With a Series of New Projects, Photographer Edward Burtynsky Aims to Capture How Humans Have Altered the Earth’s Landscape

    The Canadian artist collaborated with filmmakers Jennifer Baichwal and Nicholas de Pencier for a multidisciplinary project exploring the Anthropocene.

    Edward Burtynsky, Greenhouses 2, El Ejido, Southern Spain (2010). Courtesy of Robert Koch Gallery. © Edward Burtynsky.

    The time span of geologic eras is hard to grasp. The proposed term for our present epoch, the “Anthropocene,” connotes the newest chapter of the history of the world as defined by the impact of humans. That’s thousands—or even tens of thousands—of years, depending on your definition. Yet despite this scope, the word is imbued with a sense of urgency, as if we’re on the brink of a turning point—or worse, a conclusion.

    Anthropocene,” the newest exhibition from Canadian photographer Edward Burtynsky, on view now at Robert Koch Gallery in San Francisco, captures this paradox well. A product of five years of work—and a lot of travel—the show brings together large-scale photographs of man-made landscapes, from Lithium Minds in Chile to Marble Quarries in Italy to Phosphor tailing ponds in Florida.

    Edward Burtynsky, Carrara Marble Quarries, Cava di Canalgrande 1 (2016). Courtesy of Robert Koch Gallery. © Edward Burtynsky.

    In signature Burtynsky fashion, the photos are grand in both subject matter and format—a gesture that captures the complexity of these areas and the sheer amount of time over which they’ve been shaped. Many are shot aerially, capturing hundreds of miles of land or sea. In their printed form, they span between four and seven feet in width.

    Shot from a great distance, it’s easy to see the abstract beauty of Burtynsky’s subjects—swirling landforms carved out in the name of the industry, perhaps, or fleets of solar panels vying for real estate on a hillside. Yet spend enough time with the photos—explore their immense detail—and you’ll quickly see how inorganic and, indeed, portentous, these subjects are.

    Edward Burtynsky, Salt Pan 21, Little Rann of Kutch, Gujarat, India (2016). Courtesy of Robert Koch Gallery. © Edward Burtynsky.
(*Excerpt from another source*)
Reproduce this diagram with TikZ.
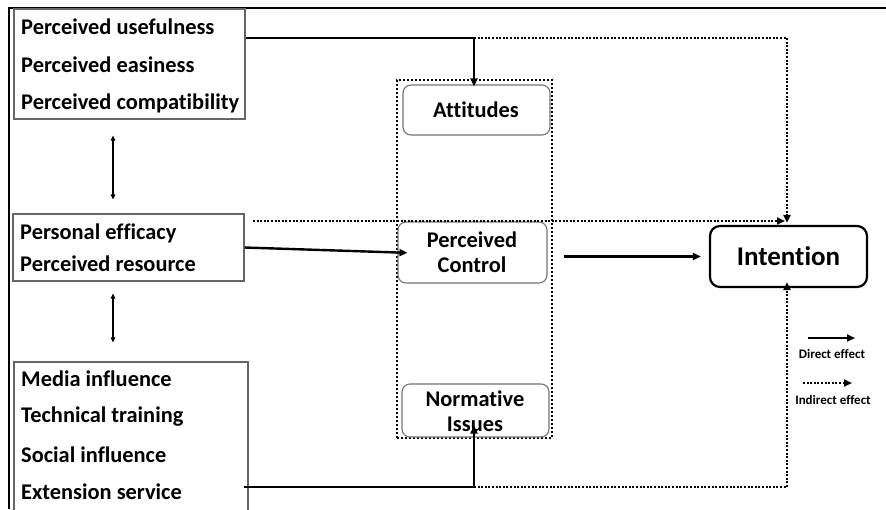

    This is Burtynsky’s seventh exhibition at Robert Koch since the gallery roster in the late ’90s. It’s one facet of The Anthropocene Project, the artist’s multidisciplinary venture exploring what he calls the “complex and indelible human signature on the Earth.” Originally intended to be a photographic essay, the project has grown immensely in five years, so much so that much of the work was made with a pair of close collaborators, Canadian filmmakers Jennifer Baichwal and Nicholas de Pencier.

    The Koch show coincides with other major exhibitions which premiered simultaneously at the Art Gallery of Ontario and the National Gallery of Canada this September. Burtynsky’s new book, Anthropocene, came out on Steidl this fall—his sixth title with the publisher—as did the new documentary film he created with Baichwal and de Pencier, ANTHROPOCENE: The Human Epoch.

    The third in a trilogy of films from the Canadian artist (following Manufactured Landscapes in 2006 and Watermark in 2013, both of which we made with Baichwal), ANTHROPOCENE documents the research of the Anthropocene Working Group, an international cohort of scientists proposing the end of the Holocene Epoch and the birth of the Anthropocene.

    See more photographs from the exhibition at Robert Koch below.

    Edward Burtynsky, Uralkali Potash Mine 6, Berezniki, Russia (2017). Courtesy of Robert Koch Gallery. © Edward Burtynsky.

    Edward Burtynsky. Uralkali Potash Mine 2 (2017). Courtesy of Robert Koch Gallery. © Edward Burtynsky.

    Edward Burtynsky, Morenci Mine 1, Clifton, Arizona, USA (2012).
    Courtesy of Robert Koch Gallery. © Edward Burtynsky.

    Edward Burtynsky, Phosphor Tailings 4 (2012). Courtesy of Robert Koch Gallery. © Edward Burtynsky.

    Edward Burtynsky, Lithium Mines 1, Salt Flats, Atacama Desert, Chile (2017). Courtesy of Robert Koch Gallery. © Edward Burtynsky.

    Anthropocene,” is on view through December 29, 2018, at Robert Koch Gallery.